▶
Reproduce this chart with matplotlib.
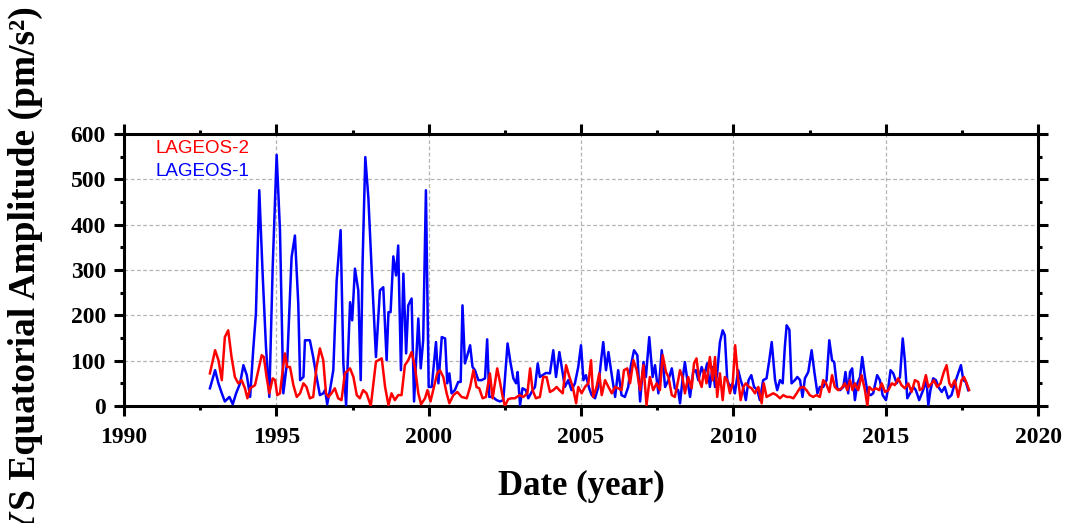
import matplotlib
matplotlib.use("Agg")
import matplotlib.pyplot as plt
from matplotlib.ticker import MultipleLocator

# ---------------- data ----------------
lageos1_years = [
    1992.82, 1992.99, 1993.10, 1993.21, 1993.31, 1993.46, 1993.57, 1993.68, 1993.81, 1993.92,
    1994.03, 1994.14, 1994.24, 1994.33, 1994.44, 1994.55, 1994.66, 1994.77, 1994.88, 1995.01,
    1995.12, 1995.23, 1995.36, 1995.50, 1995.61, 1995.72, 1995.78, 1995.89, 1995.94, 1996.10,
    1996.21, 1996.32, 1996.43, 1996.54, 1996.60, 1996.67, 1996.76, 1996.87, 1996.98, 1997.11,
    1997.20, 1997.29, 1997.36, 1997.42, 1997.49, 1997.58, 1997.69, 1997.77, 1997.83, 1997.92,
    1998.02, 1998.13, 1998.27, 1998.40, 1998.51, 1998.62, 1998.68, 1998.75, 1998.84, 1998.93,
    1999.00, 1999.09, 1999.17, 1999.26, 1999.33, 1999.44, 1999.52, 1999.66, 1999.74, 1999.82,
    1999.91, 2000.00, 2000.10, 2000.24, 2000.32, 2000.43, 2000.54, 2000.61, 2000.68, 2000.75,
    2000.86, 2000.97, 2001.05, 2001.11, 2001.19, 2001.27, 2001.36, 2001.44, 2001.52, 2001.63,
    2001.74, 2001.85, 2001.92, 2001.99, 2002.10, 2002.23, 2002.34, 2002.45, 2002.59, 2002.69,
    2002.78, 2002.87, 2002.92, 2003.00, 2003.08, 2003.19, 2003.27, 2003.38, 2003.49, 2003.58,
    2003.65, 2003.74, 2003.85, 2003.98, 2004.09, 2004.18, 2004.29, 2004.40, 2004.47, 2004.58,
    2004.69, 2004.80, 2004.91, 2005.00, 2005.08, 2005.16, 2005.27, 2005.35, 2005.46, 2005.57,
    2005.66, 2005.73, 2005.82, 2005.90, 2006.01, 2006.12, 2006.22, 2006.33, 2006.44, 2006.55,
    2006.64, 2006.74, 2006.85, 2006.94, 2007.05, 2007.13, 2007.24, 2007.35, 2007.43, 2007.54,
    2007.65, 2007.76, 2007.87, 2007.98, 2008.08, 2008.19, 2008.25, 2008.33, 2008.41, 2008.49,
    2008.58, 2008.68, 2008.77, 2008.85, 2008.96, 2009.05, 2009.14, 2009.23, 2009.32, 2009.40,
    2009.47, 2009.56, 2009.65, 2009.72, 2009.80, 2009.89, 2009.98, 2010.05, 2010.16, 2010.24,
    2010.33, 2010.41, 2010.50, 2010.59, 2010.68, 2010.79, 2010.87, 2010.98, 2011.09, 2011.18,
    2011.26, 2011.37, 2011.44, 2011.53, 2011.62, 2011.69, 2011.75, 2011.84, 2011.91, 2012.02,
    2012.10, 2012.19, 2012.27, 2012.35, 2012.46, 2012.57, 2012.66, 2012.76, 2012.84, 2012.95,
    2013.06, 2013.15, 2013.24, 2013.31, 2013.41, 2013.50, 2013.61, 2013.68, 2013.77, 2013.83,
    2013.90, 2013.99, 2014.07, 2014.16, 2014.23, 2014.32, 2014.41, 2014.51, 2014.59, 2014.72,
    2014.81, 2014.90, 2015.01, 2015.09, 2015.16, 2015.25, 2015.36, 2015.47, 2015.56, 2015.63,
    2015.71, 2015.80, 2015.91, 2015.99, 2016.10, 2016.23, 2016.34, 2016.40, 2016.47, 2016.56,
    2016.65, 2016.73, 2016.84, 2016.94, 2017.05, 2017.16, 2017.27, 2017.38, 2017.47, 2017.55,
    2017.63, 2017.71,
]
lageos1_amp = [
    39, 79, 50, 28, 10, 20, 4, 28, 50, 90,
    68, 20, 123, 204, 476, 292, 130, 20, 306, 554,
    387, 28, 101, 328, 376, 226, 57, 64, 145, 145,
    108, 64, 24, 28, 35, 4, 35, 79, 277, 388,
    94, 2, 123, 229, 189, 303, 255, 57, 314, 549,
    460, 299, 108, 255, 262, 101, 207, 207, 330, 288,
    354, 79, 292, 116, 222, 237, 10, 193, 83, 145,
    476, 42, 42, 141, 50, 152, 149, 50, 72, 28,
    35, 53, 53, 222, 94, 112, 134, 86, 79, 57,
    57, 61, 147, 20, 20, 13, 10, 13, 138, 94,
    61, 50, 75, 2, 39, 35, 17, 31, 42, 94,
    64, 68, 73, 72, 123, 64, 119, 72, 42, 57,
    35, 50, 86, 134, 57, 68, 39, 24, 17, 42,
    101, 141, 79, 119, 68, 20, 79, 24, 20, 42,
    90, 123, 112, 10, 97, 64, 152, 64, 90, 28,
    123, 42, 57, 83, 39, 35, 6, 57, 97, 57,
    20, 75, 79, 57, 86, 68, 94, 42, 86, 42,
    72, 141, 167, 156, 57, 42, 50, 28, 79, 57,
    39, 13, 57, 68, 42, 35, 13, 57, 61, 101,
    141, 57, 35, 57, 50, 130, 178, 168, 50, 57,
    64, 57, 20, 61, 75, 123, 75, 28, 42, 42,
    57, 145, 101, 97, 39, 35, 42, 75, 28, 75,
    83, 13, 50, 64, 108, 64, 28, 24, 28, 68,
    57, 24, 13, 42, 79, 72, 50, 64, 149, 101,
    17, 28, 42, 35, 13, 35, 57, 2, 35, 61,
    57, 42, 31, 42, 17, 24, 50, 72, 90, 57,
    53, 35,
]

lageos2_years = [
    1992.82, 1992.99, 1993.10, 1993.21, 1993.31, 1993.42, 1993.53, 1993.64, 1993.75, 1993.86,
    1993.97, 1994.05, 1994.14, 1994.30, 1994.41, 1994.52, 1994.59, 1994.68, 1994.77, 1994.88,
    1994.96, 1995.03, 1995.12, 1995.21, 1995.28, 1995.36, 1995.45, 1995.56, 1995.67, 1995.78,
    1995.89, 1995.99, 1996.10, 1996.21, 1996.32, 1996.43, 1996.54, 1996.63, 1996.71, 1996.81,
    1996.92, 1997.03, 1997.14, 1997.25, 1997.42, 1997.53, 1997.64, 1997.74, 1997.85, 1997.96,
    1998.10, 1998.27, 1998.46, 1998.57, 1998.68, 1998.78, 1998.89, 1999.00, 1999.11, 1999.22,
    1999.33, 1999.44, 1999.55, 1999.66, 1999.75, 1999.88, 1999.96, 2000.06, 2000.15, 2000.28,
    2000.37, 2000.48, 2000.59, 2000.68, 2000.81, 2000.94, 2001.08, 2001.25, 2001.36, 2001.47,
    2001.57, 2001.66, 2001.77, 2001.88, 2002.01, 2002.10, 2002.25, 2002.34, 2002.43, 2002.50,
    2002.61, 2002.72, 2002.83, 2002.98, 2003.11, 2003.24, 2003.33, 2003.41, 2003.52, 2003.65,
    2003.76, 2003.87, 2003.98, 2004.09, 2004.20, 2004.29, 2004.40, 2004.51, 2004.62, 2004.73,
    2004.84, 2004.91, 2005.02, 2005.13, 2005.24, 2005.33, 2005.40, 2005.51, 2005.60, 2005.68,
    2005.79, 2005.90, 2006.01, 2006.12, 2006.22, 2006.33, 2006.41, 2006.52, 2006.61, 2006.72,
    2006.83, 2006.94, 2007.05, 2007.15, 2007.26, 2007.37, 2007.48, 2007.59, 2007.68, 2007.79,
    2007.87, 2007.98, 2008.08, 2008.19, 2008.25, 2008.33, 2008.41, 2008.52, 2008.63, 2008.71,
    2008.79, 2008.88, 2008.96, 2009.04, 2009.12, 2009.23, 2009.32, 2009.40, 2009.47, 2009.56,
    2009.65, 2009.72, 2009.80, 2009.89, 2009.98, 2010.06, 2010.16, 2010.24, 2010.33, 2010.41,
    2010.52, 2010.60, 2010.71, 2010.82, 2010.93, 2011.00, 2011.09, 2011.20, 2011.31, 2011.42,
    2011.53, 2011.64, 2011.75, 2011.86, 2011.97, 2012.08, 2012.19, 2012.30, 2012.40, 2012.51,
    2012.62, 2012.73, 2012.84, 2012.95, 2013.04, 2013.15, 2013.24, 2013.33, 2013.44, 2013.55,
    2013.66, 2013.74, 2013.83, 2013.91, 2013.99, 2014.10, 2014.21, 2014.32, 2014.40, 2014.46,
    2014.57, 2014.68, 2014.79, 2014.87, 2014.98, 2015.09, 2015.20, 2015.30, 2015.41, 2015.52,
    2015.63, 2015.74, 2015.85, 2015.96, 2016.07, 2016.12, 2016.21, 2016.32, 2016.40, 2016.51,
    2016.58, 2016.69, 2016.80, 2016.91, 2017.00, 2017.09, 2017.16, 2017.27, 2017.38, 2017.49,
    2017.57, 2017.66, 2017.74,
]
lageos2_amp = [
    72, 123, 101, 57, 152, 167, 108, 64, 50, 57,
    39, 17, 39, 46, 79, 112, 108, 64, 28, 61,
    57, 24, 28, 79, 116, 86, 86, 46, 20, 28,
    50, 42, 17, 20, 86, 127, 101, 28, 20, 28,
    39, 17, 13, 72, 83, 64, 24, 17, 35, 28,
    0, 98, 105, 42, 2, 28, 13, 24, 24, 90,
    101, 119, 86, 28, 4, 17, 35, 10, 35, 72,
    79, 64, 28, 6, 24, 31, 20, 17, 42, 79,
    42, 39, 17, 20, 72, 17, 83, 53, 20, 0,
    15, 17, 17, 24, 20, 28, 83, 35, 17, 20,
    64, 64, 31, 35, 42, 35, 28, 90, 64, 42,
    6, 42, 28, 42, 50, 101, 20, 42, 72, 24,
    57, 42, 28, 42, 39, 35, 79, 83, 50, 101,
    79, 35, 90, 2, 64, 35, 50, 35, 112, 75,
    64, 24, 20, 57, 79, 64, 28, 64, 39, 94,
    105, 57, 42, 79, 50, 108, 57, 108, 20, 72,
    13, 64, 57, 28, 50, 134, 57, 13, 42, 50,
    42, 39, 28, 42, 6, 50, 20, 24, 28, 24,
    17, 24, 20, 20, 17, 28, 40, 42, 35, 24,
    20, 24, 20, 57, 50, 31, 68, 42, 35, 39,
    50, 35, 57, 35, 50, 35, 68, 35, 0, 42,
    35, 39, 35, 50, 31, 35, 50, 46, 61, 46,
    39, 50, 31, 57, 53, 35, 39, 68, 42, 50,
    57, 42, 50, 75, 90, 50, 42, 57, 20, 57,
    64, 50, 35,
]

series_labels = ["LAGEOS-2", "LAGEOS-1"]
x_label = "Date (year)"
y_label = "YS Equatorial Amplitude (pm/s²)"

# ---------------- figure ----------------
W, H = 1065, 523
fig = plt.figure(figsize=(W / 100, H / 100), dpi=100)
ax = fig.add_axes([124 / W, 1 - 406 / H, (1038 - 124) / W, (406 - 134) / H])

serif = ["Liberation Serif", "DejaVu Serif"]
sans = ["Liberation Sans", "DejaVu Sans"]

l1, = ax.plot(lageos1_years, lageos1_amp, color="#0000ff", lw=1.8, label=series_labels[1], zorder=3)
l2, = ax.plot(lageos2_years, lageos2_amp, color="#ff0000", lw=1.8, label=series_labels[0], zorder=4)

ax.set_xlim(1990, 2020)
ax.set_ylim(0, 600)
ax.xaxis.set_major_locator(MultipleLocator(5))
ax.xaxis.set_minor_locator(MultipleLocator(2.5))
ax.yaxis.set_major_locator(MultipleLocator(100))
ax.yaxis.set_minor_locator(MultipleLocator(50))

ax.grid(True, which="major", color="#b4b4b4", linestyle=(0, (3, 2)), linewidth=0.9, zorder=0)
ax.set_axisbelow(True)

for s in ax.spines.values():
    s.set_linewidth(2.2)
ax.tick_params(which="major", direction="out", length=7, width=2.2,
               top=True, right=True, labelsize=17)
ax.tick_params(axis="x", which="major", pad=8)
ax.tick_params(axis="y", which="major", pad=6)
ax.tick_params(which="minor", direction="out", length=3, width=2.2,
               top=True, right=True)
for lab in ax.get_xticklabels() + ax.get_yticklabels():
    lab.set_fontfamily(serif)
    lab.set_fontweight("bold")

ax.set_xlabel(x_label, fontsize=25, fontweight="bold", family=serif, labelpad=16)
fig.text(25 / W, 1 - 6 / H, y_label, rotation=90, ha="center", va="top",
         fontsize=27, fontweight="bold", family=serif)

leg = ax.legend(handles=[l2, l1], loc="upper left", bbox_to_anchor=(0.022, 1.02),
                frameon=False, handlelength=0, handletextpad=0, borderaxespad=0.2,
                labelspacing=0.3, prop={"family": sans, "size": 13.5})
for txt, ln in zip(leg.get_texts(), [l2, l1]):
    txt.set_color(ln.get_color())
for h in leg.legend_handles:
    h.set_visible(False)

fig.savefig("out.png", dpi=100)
◀
# GOAL:
From the opening line of the listing above through the line bearing "from matplotlib.ticker import MultipleLocator", repeat each line exactly. Drop every picture.

# RESPONSE TO THIS EXERCISE:
Reproduce this chart with matplotlib.
import matplotlib
matplotlib.use("Agg")
import matplotlib.pyplot as plt
from matplotlib.ticker import MultipleLocator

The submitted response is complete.